A new survey reveals how large language models can develop metacognitive abilities to become more reliable and trustworthy.
Large language models have demonstrated remarkable competence across countless tasks, yet a critical gap remains: these systems often lack the ability to understand their own limitations, assess their confidence, or learn from their mistakes. A team of researchers from Yale and other institutions is now systematically cataloging how machines can develop what humans naturally possess: metacognition, or thinking about one's own thinking.
According to arXiv, the research team's comprehensive survey represents the first detailed overview of metacognition specifically in large language models. The work maps out technical methods for measuring when models understand their own capabilities, strategies for enhancing these abilities, and practical applications that could fundamentally improve AI reliability and transparency.

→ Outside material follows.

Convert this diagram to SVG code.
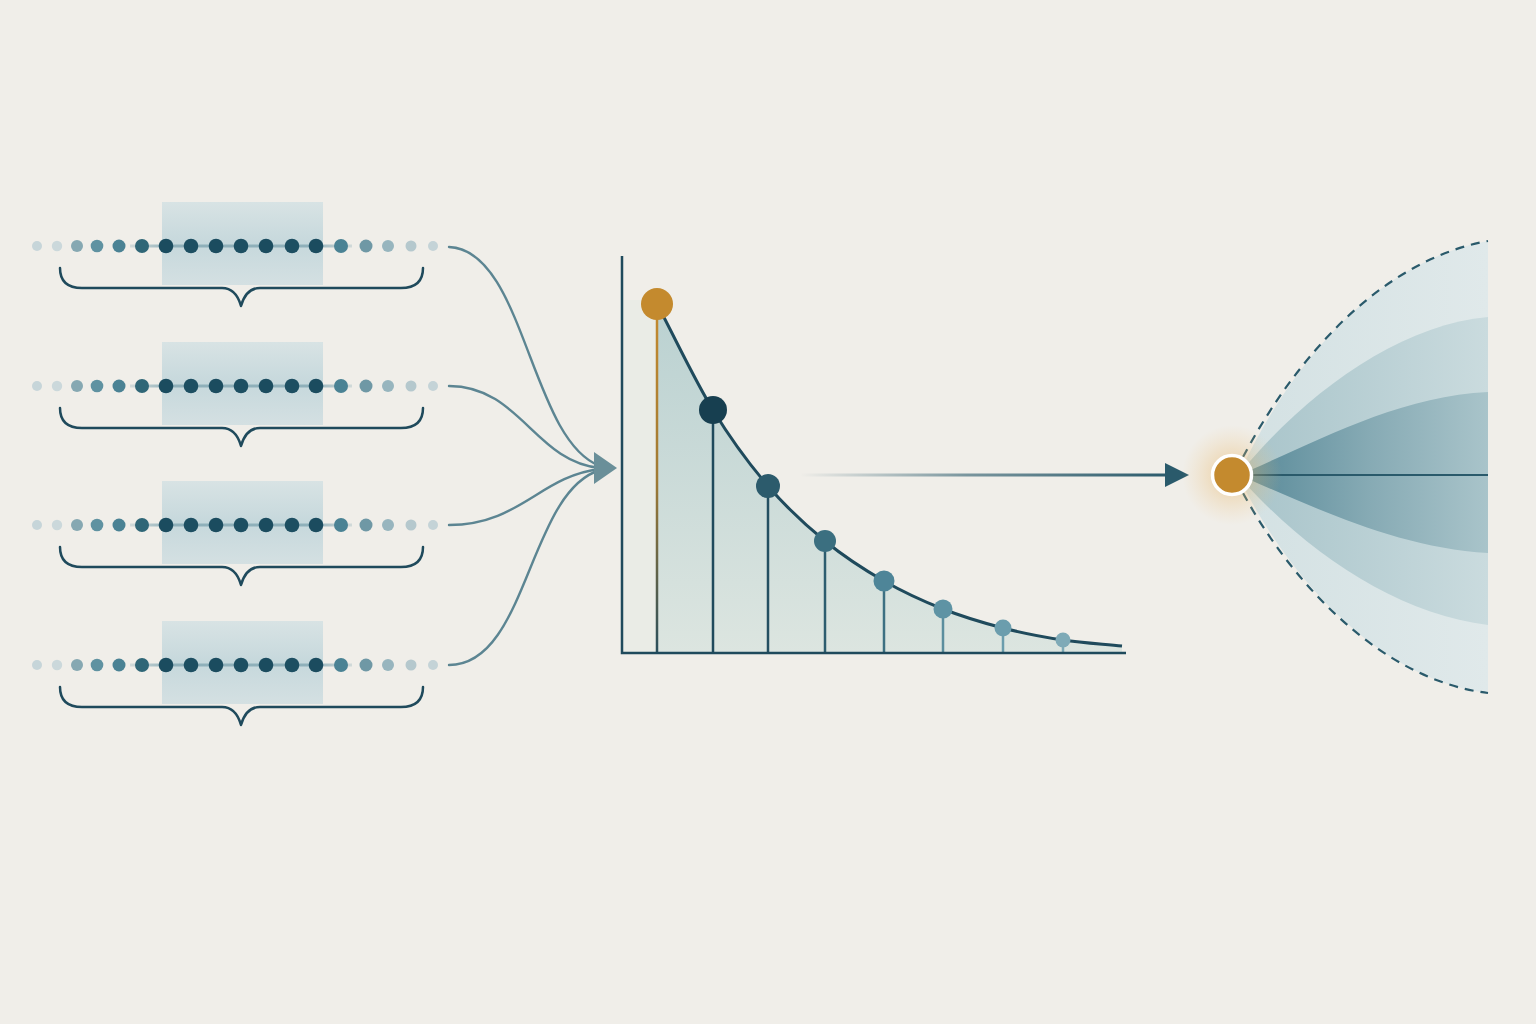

Why Metacognition Matters for AI
Metacognitive processes underpin human reasoning across numerous domains. When a person recognizes uncertainty, questions their assumptions, or acknowledges gaps in knowledge, they engage in this higher-order thinking. For AI systems operating in high-stakes environments, such capabilities could prove transformative.
The research identifies several key dimensions where metacognition becomes essential:
- Effective learning from new information and experiences
- Sound decision-making when facing ambiguous or novel scenarios
- Transparent communication about system limitations and confidence levels
- Improved problem-solving through self-reflection
- Greater reliability through acknowledgment of uncertainty
Current large language models frequently exhibit overconfidence, providing assured answers to questions they cannot reliably address. By developing metacognitive abilities, these systems could instead flag genuine uncertainty, request clarification when needed, or decline tasks outside their reliable scope.
Mapping the Current Landscape
The survey organizes the emerging field into distinct components. Researchers have developed benchmarks to evaluate whether models possess genuine metacognitive awareness, distinguishing between systems that merely cite confidence scores and those demonstrating actual self-knowledge. Technical advances now enable methods to elicit these capacities from existing models, as well as techniques to train systems with enhanced metacognitive abilities from inception.
The work also catalogs how metacognition can be applied to strengthen fundamental AI capabilities. Models that accurately assess their own knowledge boundaries become more useful as collaborative tools, better at routing questions to specialized systems, and more honest about failure modes.
Open Questions and Future Directions
Despite progress, substantial uncertainties remain. Researchers have not yet established reliable methods to verify whether models possess genuine self-awareness versus mimicking metacognitive behavior based on training patterns. The survey outlines several promising research directions, including deeper investigation into how metacognitive training affects model generalization, whether these abilities transfer across different task domains, and how to scale metacognitive approaches to increasingly powerful systems.
The research community now has a structured resource for advancing this agenda. The authors have compiled an organized bibliography of relevant papers available on GitHub, establishing an infrastructure for collaborative progress in this nascent area. As AI systems become more autonomous and high-stakes, the ability to accurately model their own limitations may prove as important as raw task performance.